Alscher verfasste für das Blatt etwa 70 eindeutig ihm zuzuschreibende, in der Regel sehr kurze, kaum mehr als eine Buchseite füllende Feuilletons; doch wurde diese Rubrik auch von anderen (nicht identifizierten) Mitarbeitern gefüllt, deren Beiträge als Kotext zu Alscher in diesem Buch ebenfalls Aufnahme gefunden haben. (Ob Alscher auch für andere Ressorts der Zeitung geschrieben hat, wird im Nachwort nicht erörtert.) Wir lernen in diesen Feuilletons einen Autor mit Sinn für das Detail kennen, dessen Beobachtungen von Einzelheiten stets weitere Perspektiven auf die Welt eröffnen, in der er und seine Leser leben. „Die Uhren“ (29ff.) etwa geht von stehen gebliebenen öffentlichen Uhren im teilweise kriegszerstörten Belgrad aus, vom Gegensatz zwischen pulsierendem Leben und Stillstand. Die einzige funktionstüchtige Uhr scheint sich am Gebäude der Militärverwaltung (?) – man vermisst hier wie öfter einen Kommentar – zu befinden, in dem der „zielbewusste Wille eines starken Landes über ein Land“ wirkt, „das nicht verkümmern darf, sondern weiterleben soll für sich und seine einstige Zukunft.“ Hier ist die symbolische Deutung des Beobachteten aufdringlicher als sonst; die Stelle ist auch deshalb ein Sonderfall, weil sie von der Besatzungsmacht spricht und deren Wirken positiv deutet. (Wie denn auch sonst?)
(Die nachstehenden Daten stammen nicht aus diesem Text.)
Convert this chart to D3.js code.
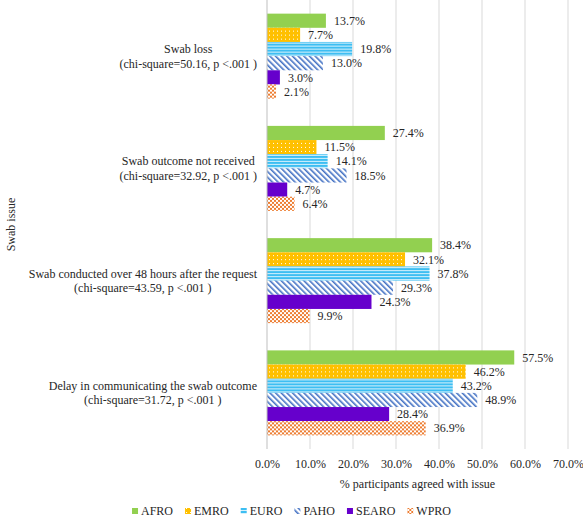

Kein Sonderfall hingegen ist sie in dem Wunsch, dass Serbien „weiterleben soll für sich und seine einstige Zukunft.“ Denn in fast allen diesen Feuilletons – nur wenige haben andere Themen – geht Alscher auf Besonderheiten Serbiens ein, so gut wie immer mit Sympathie, während er sich zumindest an einer Stelle (78f.) über die Rumänen sehr abfällig äußert. Selbst wo er („Tand“, 42f.) aus dem genau beschriebenen Sortiment kleiner Belgrader Kramläden auf das „Zivilisationsniveau“ Serbiens schließt, vergleicht er, keineswegs abwertend, die „heftig und überstürzt pulsierende Kulturentwicklung Serbiens“ mit dem liebenswürdigen Spiel von Kindern. An manchen Stellen erscheint das scheinbar besiegte „Naturvolk, das unter dem Reichtum des Lebens die Übersicht noch nicht verloren hat“ (82) den westlichen Besatzern geradezu überlegen, etwa der serbische Gastwirt, über dessen schlechte Bedienung ein des Landesbrauchs unkundiger Soldat aus Wien – das Klischeebild des Wieners gelingt Alscher hier auf recht witzige Weise – schimpft: „Denn in Serbien bleibt der Gast in jedem Lokal der Herr und wird nicht zum Ausbeutungsobjekt, früher freilich noch mehr als jetzt.“ („Serbische Gasthaussitten“, 123)
Solchen Respekt vor Serbien und den Serben hätte man zur Zeit und am Ort des Erscheinens dieser Skizzen so wenig erwartet wie das Bemühen, Verständnis für serbische Traditionen zu wecken. Das durch eingestreute Belgrader Straßennamen und immer wieder vorkommende serbokroatische Wörter unterstrichene gleichsam ethnografische Interesse Alschers an einer ihm aufgrund seiner Herkunft nicht ganz unvertrauten Kultur ist an keiner Stelle vom Hochmut des Überlegenen geprägt. Es verbindet sich mit gelungenen Beschreibungen und Evokationen von Landschaften und Orten. Ein Kabinettstück etwa ist „Die Nasen“ (106f.), die Wiedergabe der „Physiognomie“ einer Wein-Stadt.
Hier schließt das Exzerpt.